Ex-Defense Contractor Execs Accused in Options Backdating

July 23, 2007 (PLANSPONSOR.com) - Three former senior officials of a St. Louis-based defense contractor have been indicted by a federal grand jury in connection with a scheme to backdate stock options.

Charged in the case were Michael F. Shanahan Sr. and his son Michael F. Shanahan Jr., according to a Reuters news report. The elder Shanahan was co-founder and chairman of Engineered Support Systems Inc. (ESSI), while his son was a former company director.

According to the indictment, handed down by the grand jury in the U.S. District Court for the Eastern District of Missouri, Shanahan Jr. sometimes operated like a one-man compensation committee, overseeing option grants that benefited his father more than anyone else.

The indictment accuses the Shanahans and ESSI’s former chief financial officer, Gary C. Gerhardt, of backdating option awards over several years. The indictment charges that option awards were double backdated in the summer of 1999, when the company’s stock kept sliding downward.

A fourth official, former ESSI controller Steven Landmann, has pleaded guilty to making a false statement in connection with the case.

A separate U.S.  Securities and Exchange Commission complaint against the men charged that when asked whether ESSI had a compensation committee, Shanahan Jr. replied, “You’re looking at it.”

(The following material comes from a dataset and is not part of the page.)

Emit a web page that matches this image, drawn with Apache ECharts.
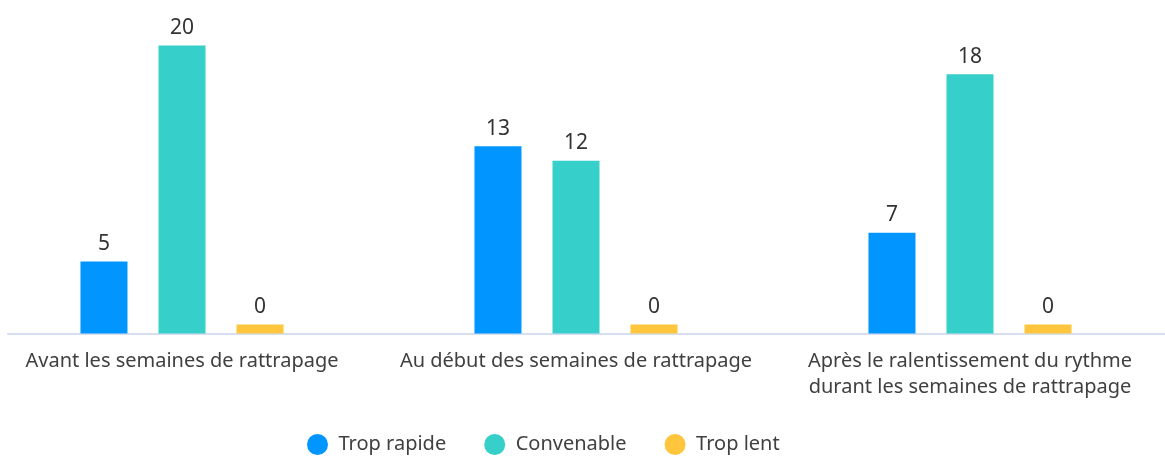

ESSI was sold last year to DRS Technologies Inc. for nearly $2 billion. ESSI senior executives and board members collected more than $200 million, including money from cashed-out stock options, according to the Reuters report.

Shanahan Sr. is well known in St. Louis for once running the St. Louis Blues professional hockey team. He co-founded ESSI in 1982 and turned a small-time metal-bending operation into a key supplier to the U.S. military.